EXERCISE: Find every line with the word "this" and give their count, nothing else.

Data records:
>>>>

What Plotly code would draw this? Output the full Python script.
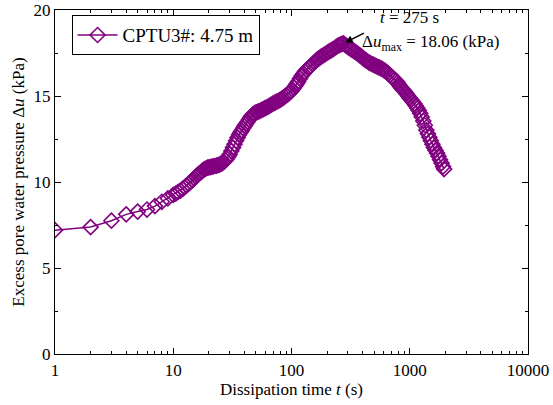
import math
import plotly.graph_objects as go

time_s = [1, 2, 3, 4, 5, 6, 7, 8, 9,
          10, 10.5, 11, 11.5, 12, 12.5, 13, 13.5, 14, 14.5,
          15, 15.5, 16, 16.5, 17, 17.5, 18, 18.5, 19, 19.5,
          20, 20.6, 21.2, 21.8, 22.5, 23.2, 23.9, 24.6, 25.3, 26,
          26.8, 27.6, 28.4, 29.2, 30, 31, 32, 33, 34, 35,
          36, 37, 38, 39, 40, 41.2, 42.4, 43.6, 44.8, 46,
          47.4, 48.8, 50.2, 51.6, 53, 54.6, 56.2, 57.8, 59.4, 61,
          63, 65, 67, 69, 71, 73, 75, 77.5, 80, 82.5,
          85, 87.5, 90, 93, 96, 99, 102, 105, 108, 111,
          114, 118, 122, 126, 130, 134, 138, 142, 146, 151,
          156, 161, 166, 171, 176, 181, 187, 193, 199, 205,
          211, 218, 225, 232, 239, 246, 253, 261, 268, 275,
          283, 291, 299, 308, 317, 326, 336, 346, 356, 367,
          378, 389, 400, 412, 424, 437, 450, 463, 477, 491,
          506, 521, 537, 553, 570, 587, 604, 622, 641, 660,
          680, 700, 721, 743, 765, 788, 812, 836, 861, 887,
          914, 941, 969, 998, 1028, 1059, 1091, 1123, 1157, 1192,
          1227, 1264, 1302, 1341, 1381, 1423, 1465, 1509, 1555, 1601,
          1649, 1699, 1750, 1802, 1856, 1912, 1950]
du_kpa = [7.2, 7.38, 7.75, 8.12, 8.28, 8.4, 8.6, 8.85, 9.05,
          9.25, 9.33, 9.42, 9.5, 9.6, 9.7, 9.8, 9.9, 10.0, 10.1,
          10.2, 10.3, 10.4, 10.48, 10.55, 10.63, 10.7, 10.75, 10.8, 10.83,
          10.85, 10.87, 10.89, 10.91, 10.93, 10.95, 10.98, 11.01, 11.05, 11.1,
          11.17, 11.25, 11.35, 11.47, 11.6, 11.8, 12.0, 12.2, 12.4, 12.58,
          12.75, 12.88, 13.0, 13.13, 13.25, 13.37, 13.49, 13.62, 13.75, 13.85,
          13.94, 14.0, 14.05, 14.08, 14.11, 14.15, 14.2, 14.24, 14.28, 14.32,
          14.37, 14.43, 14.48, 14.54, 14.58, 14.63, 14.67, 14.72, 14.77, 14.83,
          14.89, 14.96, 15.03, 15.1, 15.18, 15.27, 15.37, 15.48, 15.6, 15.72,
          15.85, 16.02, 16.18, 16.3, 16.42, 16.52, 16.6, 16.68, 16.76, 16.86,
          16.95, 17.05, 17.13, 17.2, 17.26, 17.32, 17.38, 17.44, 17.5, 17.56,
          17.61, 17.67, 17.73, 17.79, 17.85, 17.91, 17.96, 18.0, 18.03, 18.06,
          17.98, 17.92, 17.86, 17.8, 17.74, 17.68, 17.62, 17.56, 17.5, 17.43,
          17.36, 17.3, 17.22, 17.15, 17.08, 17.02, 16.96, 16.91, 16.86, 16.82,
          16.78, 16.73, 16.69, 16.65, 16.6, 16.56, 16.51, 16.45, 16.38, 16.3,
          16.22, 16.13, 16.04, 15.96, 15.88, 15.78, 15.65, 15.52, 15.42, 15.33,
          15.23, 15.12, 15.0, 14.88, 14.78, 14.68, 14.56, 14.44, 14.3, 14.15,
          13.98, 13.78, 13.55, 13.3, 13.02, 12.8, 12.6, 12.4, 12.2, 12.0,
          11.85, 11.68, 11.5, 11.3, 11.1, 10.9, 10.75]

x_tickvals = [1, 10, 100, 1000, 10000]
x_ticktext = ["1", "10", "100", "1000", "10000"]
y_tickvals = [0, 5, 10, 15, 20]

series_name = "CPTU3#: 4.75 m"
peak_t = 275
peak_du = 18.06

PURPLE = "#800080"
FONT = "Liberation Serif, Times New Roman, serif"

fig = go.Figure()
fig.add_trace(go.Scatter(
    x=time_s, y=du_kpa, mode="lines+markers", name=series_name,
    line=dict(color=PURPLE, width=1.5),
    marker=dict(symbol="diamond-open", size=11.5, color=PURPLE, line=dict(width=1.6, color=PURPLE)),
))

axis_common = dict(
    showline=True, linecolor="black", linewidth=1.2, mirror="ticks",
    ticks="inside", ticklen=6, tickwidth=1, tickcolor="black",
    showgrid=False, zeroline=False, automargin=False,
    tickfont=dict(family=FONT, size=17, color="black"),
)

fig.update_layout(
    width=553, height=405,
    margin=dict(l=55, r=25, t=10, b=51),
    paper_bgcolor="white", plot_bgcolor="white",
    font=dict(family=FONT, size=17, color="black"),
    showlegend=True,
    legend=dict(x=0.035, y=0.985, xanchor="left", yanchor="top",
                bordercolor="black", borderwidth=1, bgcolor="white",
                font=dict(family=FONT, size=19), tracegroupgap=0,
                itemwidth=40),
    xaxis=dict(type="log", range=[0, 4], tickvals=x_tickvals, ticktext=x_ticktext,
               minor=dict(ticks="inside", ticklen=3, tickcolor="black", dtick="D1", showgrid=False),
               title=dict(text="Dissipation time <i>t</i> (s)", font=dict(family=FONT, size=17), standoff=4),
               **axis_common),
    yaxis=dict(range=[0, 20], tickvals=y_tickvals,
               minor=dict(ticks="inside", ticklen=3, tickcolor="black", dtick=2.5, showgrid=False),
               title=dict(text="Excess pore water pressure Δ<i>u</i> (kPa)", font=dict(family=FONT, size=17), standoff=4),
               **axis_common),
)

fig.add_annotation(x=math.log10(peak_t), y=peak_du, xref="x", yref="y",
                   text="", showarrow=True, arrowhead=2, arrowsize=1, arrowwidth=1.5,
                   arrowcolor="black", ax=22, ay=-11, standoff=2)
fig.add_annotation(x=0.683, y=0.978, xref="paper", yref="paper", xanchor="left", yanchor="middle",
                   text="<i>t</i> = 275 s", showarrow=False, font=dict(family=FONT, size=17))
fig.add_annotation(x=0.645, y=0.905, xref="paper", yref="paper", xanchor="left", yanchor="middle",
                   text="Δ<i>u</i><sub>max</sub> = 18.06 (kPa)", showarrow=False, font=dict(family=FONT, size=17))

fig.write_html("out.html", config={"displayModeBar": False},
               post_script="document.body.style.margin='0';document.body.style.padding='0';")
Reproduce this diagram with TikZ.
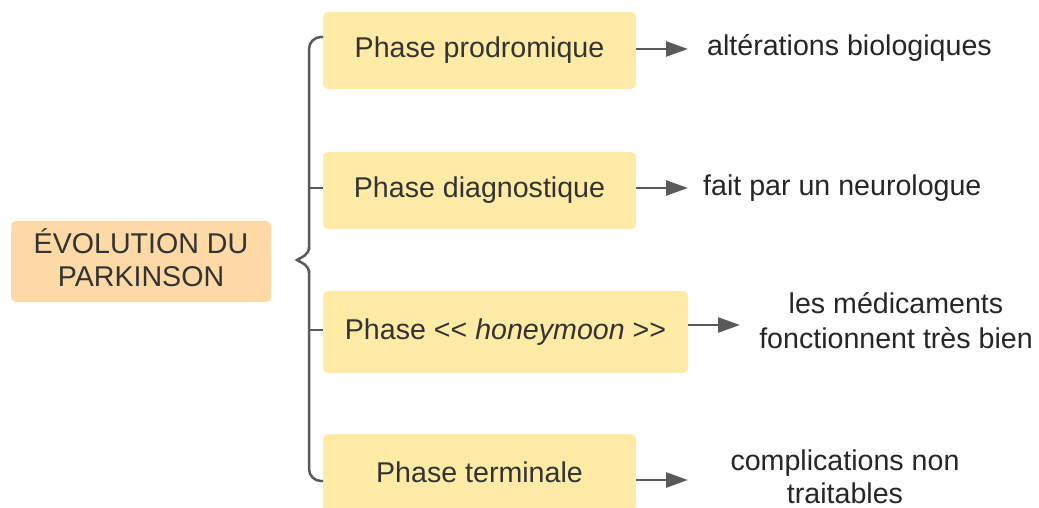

<<<<

WORKED ANSWER: 2